## START Data lines
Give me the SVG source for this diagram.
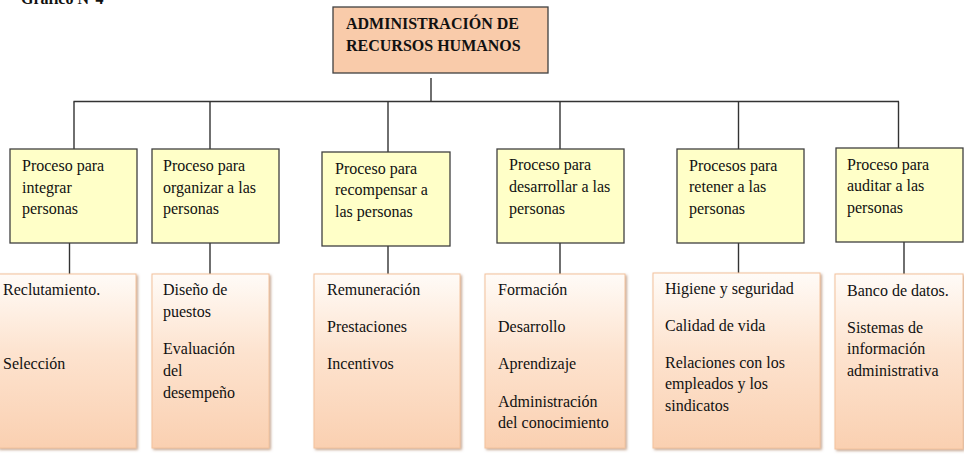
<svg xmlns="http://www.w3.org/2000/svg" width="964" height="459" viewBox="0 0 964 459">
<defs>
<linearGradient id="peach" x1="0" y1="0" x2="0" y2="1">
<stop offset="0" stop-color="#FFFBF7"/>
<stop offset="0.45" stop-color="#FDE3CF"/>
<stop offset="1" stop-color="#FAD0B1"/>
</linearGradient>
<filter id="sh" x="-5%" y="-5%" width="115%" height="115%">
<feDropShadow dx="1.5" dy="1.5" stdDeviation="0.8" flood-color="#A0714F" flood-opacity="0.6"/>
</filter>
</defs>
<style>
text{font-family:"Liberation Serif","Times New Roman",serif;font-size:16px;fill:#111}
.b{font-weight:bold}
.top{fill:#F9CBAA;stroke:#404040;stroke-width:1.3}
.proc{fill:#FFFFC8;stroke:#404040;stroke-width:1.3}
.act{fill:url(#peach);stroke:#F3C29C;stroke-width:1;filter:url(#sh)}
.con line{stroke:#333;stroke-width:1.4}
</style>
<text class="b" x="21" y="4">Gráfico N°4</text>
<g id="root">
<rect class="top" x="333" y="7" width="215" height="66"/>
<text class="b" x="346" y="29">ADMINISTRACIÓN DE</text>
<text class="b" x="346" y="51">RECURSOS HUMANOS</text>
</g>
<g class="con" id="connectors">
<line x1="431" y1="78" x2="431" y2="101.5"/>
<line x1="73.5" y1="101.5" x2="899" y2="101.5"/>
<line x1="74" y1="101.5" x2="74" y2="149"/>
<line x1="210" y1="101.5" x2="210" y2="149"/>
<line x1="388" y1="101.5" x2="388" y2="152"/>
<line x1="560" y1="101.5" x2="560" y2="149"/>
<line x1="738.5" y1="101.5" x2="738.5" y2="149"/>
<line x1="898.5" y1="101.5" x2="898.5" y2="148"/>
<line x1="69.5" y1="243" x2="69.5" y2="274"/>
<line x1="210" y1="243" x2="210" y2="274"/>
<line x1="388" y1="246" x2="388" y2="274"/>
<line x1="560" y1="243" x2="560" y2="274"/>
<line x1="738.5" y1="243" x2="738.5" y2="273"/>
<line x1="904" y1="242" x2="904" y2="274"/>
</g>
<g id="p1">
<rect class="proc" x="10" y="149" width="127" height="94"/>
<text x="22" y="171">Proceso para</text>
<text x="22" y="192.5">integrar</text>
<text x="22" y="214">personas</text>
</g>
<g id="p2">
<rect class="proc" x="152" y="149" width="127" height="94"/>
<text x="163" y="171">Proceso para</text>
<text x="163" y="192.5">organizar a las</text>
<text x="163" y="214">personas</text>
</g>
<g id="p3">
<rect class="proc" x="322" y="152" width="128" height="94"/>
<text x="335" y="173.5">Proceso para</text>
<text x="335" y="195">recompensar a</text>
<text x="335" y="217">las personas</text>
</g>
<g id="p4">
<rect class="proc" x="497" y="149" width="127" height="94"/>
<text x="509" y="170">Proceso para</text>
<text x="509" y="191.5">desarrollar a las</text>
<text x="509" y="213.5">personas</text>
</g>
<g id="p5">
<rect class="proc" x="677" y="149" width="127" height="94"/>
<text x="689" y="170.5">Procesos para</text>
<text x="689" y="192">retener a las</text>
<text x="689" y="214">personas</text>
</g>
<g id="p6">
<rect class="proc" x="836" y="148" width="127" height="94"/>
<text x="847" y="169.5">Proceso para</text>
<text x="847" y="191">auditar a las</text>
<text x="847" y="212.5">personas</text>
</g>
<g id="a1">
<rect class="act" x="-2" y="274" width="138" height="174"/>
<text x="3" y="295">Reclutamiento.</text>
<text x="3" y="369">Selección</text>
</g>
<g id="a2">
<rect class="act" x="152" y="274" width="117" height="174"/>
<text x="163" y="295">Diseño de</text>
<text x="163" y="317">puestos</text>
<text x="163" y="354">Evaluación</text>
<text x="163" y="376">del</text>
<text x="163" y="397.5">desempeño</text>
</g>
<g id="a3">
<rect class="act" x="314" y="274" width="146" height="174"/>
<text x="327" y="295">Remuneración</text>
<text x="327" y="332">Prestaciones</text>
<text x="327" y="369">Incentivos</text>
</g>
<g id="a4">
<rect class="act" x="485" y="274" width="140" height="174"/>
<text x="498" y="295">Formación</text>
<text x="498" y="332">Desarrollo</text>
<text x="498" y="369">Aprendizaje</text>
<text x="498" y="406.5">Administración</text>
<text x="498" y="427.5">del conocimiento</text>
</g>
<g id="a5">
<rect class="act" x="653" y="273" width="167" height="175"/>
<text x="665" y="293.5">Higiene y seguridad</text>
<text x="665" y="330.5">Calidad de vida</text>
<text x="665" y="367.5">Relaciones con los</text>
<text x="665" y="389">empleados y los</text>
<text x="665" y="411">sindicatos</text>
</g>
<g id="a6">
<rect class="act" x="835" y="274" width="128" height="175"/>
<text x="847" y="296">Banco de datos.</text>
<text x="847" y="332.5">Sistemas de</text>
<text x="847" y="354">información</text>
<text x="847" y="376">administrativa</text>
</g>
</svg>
## END Data lines
◆ **Short task**: All of the data needs repeating exactly, but the pictures do not.

◆ **Answer to this problem**:
Give me the SVG source for this diagram.
<svg xmlns="http://www.w3.org/2000/svg" width="964" height="459" viewBox="0 0 964 459">
<defs>
<linearGradient id="peach" x1="0" y1="0" x2="0" y2="1">
<stop offset="0" stop-color="#FFFBF7"/>
<stop offset="0.45" stop-color="#FDE3CF"/>
<stop offset="1" stop-color="#FAD0B1"/>
</linearGradient>
<filter id="sh" x="-5%" y="-5%" width="115%" height="115%">
<feDropShadow dx="1.5" dy="1.5" stdDeviation="0.8" flood-color="#A0714F" flood-opacity="0.6"/>
</filter>
</defs>
<style>
text{font-family:"Liberation Serif","Times New Roman",serif;font-size:16px;fill:#111}
.b{font-weight:bold}
.top{fill:#F9CBAA;stroke:#404040;stroke-width:1.3}
.proc{fill:#FFFFC8;stroke:#404040;stroke-width:1.3}
.act{fill:url(#peach);stroke:#F3C29C;stroke-width:1;filter:url(#sh)}
.con line{stroke:#333;stroke-width:1.4}
</style>
<text class="b" x="21" y="4">Gráfico N°4</text>
<g id="root">
<rect class="top" x="333" y="7" width="215" height="66"/>
<text class="b" x="346" y="29">ADMINISTRACIÓN DE</text>
<text class="b" x="346" y="51">RECURSOS HUMANOS</text>
</g>
<g class="con" id="connectors">
<line x1="431" y1="78" x2="431" y2="101.5"/>
<line x1="73.5" y1="101.5" x2="899" y2="101.5"/>
<line x1="74" y1="101.5" x2="74" y2="149"/>
<line x1="210" y1="101.5" x2="210" y2="149"/>
<line x1="388" y1="101.5" x2="388" y2="152"/>
<line x1="560" y1="101.5" x2="560" y2="149"/>
<line x1="738.5" y1="101.5" x2="738.5" y2="149"/>
<line x1="898.5" y1="101.5" x2="898.5" y2="148"/>
<line x1="69.5" y1="243" x2="69.5" y2="274"/>
<line x1="210" y1="243" x2="210" y2="274"/>
<line x1="388" y1="246" x2="388" y2="274"/>
<line x1="560" y1="243" x2="560" y2="274"/>
<line x1="738.5" y1="243" x2="738.5" y2="273"/>
<line x1="904" y1="242" x2="904" y2="274"/>
</g>
<g id="p1">
<rect class="proc" x="10" y="149" width="127" height="94"/>
<text x="22" y="171">Proceso para</text>
<text x="22" y="192.5">integrar</text>
<text x="22" y="214">personas</text>
</g>
<g id="p2">
<rect class="proc" x="152" y="149" width="127" height="94"/>
<text x="163" y="171">Proceso para</text>
<text x="163" y="192.5">organizar a las</text>
<text x="163" y="214">personas</text>
</g>
<g id="p3">
<rect class="proc" x="322" y="152" width="128" height="94"/>
<text x="335" y="173.5">Proceso para</text>
<text x="335" y="195">recompensar a</text>
<text x="335" y="217">las personas</text>
</g>
<g id="p4">
<rect class="proc" x="497" y="149" width="127" height="94"/>
<text x="509" y="170">Proceso para</text>
<text x="509" y="191.5">desarrollar a las</text>
<text x="509" y="213.5">personas</text>
</g>
<g id="p5">
<rect class="proc" x="677" y="149" width="127" height="94"/>
<text x="689" y="170.5">Procesos para</text>
<text x="689" y="192">retener a las</text>
<text x="689" y="214">personas</text>
</g>
<g id="p6">
<rect class="proc" x="836" y="148" width="127" height="94"/>
<text x="847" y="169.5">Proceso para</text>
<text x="847" y="191">auditar a las</text>
<text x="847" y="212.5">personas</text>
</g>
<g id="a1">
<rect class="act" x="-2" y="274" width="138" height="174"/>
<text x="3" y="295">Reclutamiento.</text>
<text x="3" y="369">Selección</text>
</g>
<g id="a2">
<rect class="act" x="152" y="274" width="117" height="174"/>
<text x="163" y="295">Diseño de</text>
<text x="163" y="317">puestos</text>
<text x="163" y="354">Evaluación</text>
<text x="163" y="376">del</text>
<text x="163" y="397.5">desempeño</text>
</g>
<g id="a3">
<rect class="act" x="314" y="274" width="146" height="174"/>
<text x="327" y="295">Remuneración</text>
<text x="327" y="332">Prestaciones</text>
<text x="327" y="369">Incentivos</text>
</g>
<g id="a4">
<rect class="act" x="485" y="274" width="140" height="174"/>
<text x="498" y="295">Formación</text>
<text x="498" y="332">Desarrollo</text>
<text x="498" y="369">Aprendizaje</text>
<text x="498" y="406.5">Administración</text>
<text x="498" y="427.5">del conocimiento</text>
</g>
<g id="a5">
<rect class="act" x="653" y="273" width="167" height="175"/>
<text x="665" y="293.5">Higiene y seguridad</text>
<text x="665" y="330.5">Calidad de vida</text>
<text x="665" y="367.5">Relaciones con los</text>
<text x="665" y="389">empleados y los</text>
<text x="665" y="411">sindicatos</text>
</g>
<g id="a6">
<rect class="act" x="835" y="274" width="128" height="175"/>
<text x="847" y="296">Banco de datos.</text>
<text x="847" y="332.5">Sistemas de</text>
<text x="847" y="354">información</text>
<text x="847" y="376">administrativa</text>
</g>
</svg>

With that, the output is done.